Assemble all lines in which the string "with" appears.

>> begin

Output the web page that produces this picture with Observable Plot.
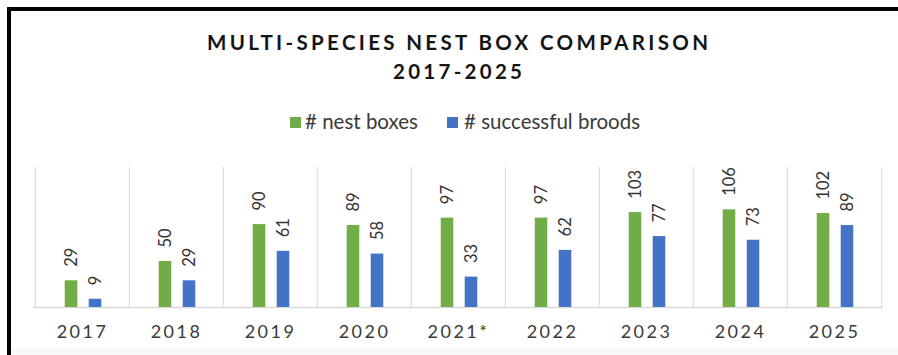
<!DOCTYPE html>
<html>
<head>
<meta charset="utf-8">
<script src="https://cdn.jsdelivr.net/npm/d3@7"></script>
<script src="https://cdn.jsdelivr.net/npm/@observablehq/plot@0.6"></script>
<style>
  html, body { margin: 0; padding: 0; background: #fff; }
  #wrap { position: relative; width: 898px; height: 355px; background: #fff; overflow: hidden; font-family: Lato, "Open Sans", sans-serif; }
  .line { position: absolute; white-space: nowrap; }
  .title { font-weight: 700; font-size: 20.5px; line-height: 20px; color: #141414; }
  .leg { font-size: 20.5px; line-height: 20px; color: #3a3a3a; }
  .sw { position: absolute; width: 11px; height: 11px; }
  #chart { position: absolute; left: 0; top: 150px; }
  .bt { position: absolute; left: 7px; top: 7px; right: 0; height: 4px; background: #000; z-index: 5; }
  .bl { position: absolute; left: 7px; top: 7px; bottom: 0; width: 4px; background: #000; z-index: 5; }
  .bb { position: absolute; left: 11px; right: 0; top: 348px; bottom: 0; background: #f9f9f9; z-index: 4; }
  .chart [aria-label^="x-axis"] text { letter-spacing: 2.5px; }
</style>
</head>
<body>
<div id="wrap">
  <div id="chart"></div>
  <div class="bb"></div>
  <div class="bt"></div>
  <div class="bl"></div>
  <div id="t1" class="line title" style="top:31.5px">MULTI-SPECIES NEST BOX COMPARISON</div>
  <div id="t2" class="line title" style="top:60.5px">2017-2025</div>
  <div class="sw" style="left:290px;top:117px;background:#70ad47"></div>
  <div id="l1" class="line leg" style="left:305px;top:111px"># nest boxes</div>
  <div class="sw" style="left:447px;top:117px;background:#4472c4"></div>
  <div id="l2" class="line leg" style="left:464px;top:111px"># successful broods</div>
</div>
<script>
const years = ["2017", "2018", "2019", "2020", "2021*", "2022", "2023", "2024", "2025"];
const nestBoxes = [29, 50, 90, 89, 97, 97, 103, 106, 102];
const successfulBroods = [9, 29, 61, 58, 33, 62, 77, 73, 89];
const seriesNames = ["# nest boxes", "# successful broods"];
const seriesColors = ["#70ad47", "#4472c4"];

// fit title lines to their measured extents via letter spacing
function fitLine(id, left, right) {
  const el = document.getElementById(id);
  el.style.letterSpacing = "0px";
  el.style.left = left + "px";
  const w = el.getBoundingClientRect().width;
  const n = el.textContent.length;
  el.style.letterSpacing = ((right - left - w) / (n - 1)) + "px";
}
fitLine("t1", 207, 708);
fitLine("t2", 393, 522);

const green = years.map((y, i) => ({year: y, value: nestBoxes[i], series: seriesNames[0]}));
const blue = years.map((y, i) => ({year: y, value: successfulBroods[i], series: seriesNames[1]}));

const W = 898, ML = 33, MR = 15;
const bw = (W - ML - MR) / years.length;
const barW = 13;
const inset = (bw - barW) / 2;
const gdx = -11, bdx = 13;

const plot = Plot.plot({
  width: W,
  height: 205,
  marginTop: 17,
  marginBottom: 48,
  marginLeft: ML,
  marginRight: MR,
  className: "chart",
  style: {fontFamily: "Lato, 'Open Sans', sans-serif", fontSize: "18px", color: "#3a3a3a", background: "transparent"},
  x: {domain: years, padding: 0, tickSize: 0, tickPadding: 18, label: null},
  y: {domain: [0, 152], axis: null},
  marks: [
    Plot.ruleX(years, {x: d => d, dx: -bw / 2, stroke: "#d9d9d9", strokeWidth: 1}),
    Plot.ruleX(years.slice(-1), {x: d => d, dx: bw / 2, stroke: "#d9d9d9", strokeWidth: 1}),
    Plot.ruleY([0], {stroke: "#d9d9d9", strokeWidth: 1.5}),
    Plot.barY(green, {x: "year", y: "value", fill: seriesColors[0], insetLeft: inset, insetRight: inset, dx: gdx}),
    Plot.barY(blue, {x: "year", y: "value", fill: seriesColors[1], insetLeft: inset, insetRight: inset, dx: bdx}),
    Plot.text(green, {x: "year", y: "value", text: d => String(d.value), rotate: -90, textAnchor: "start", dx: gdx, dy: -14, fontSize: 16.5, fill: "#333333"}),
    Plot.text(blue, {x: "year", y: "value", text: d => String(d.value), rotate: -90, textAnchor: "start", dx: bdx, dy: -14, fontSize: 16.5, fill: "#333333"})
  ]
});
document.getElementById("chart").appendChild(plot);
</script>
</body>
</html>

>> end
>> begin

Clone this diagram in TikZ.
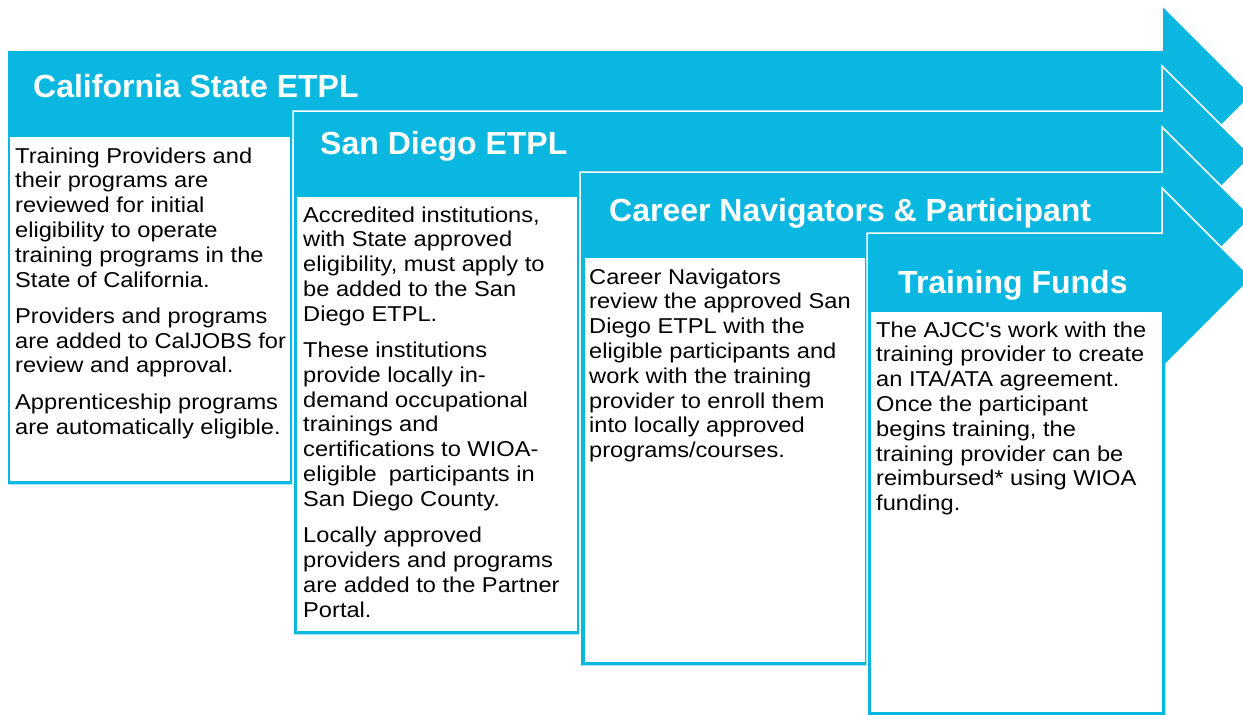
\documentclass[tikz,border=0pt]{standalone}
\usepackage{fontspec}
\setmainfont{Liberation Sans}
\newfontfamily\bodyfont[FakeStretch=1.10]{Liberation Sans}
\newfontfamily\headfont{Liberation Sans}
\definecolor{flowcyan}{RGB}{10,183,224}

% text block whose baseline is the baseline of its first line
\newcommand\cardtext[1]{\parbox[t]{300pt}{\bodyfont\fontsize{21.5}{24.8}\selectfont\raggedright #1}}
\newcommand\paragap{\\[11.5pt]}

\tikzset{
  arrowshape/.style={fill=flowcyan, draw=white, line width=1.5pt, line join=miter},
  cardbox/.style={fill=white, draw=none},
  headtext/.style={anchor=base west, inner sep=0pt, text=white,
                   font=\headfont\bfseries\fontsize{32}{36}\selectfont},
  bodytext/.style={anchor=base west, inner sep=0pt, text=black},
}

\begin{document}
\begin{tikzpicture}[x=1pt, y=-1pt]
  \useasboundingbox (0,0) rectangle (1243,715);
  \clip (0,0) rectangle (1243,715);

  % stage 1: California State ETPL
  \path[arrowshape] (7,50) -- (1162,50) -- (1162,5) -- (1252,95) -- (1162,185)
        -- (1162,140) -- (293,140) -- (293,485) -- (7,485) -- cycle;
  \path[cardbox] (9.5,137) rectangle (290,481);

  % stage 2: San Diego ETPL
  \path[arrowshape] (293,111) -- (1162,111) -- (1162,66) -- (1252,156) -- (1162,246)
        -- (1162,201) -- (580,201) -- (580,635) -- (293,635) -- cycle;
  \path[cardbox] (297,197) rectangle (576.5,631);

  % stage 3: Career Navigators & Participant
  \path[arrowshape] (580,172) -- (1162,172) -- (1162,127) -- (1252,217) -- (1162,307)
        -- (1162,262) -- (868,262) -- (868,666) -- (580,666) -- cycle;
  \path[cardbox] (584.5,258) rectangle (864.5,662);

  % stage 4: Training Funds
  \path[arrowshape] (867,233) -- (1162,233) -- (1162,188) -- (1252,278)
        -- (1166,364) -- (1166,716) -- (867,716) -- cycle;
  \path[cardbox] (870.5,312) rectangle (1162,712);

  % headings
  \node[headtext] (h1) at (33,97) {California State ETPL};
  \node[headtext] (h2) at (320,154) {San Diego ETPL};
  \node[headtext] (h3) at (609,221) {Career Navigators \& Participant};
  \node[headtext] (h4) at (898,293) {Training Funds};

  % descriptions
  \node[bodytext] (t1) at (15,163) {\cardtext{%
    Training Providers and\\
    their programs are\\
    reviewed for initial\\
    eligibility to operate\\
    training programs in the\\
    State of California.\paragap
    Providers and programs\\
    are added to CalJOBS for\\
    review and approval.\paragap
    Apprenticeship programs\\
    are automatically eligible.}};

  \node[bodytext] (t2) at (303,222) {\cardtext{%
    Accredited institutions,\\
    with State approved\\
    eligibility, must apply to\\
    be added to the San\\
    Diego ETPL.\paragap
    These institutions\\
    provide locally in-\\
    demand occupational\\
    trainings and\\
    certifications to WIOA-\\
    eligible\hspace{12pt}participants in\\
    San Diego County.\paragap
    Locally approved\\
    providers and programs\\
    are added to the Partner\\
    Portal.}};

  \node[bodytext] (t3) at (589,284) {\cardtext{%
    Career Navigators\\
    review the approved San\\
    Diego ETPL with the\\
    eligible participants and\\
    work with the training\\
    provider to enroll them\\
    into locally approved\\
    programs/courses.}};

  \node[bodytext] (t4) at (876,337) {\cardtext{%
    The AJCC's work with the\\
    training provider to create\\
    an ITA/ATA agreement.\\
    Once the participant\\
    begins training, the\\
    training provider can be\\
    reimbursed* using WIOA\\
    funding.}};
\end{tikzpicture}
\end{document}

>> end

### Output of the exercise
Output the web page that produces this picture with Observable Plot.
    with State approved\\
    Diego ETPL with the\\
    work with the training\\
    The AJCC's work with the\\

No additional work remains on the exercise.